Comments obviously varied, often based on the implications that the DMA would have on the businesses submitting the comments. Some member states have called for adjustments to proposed obligations concerning interoperability, data portability, and access to data. There is a general sentiment for more clarity and precision with respect to many definitions and obligations under the DMA.
Some member states have proposed “a possibility of gatekeepers to make use of efficiency and objective justifications for their conduct to better take into account the impact of gatekeepers’ behaviour on consumers and the particular situation of each gatekeeper.” In a strong division of views on adding a possible appeals process for being designated for controls under the DMA, “other Member States were of the opinion that such a possibility would weaken the DMA and make its enforcement more cumbersome, lengthier, and less effective.”

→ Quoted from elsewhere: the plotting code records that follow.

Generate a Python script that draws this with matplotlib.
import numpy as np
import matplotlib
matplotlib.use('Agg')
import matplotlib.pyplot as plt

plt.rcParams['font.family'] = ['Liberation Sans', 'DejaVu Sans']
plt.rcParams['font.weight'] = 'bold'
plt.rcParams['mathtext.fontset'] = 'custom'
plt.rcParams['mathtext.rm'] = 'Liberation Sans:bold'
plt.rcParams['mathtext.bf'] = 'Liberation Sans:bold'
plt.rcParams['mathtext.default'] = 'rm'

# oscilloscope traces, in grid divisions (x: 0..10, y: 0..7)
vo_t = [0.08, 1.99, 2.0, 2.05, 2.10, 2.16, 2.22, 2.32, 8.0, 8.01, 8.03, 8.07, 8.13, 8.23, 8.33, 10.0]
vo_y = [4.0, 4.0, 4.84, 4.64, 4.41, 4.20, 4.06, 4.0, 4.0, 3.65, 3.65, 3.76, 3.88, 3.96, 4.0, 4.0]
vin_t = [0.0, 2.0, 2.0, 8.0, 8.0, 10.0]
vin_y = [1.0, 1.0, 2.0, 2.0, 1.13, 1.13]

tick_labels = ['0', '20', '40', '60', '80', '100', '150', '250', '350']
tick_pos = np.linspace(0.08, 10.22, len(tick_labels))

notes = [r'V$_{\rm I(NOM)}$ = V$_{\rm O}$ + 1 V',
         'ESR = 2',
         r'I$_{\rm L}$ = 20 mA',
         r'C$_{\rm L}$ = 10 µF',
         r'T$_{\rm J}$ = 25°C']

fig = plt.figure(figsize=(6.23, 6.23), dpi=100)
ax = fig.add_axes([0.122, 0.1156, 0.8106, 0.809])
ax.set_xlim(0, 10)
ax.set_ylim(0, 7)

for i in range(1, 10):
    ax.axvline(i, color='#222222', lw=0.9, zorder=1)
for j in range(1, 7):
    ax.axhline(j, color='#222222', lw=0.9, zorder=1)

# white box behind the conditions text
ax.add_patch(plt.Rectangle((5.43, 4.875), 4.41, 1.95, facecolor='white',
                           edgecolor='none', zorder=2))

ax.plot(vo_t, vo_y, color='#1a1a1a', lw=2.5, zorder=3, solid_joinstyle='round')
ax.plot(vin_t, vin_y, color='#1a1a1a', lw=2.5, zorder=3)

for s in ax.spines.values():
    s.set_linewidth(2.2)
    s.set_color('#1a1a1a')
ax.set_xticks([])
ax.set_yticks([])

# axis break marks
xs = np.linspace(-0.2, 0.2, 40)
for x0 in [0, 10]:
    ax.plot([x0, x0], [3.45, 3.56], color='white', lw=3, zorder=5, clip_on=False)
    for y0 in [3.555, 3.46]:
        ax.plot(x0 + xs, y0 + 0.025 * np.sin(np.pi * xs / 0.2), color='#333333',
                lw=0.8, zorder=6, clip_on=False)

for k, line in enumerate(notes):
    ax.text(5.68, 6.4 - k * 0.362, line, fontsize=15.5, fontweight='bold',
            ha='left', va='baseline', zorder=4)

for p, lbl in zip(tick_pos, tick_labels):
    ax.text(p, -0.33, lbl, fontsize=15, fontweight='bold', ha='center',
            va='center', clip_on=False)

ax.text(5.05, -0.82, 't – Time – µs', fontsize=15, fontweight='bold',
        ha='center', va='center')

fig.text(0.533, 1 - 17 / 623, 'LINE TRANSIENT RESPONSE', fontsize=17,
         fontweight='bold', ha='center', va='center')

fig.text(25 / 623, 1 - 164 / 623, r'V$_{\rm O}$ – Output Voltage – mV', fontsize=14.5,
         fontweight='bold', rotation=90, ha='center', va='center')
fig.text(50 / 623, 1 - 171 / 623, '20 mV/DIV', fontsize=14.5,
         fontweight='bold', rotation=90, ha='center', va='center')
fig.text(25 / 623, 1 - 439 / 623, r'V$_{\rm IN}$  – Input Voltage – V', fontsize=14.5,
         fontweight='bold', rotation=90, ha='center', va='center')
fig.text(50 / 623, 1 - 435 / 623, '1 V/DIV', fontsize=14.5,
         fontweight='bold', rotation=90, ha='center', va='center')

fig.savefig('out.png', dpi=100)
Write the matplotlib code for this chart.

Several recent economic studies have raised serious concerns about the negative, unintended results the DMA could have on suppressing innovation in Europe. Oxera claims, “the Digital Markets Act needs more consideration as it is likely to reduce the benefits of innovation for European consumers and businesses.” Compass Lexecon finds that “the proposal lacks procedural safeguards as well as a feedback mechanism for the EC to adjust it. Without these safeguards, the benefits of ex-ante obligations do not outweigh their costs.” Copenhagen Economics claims that “EU firms may face reduced productivity and competitiveness as the proposed DMA may impair some of the functionalities of digital platform services that create value for the users.”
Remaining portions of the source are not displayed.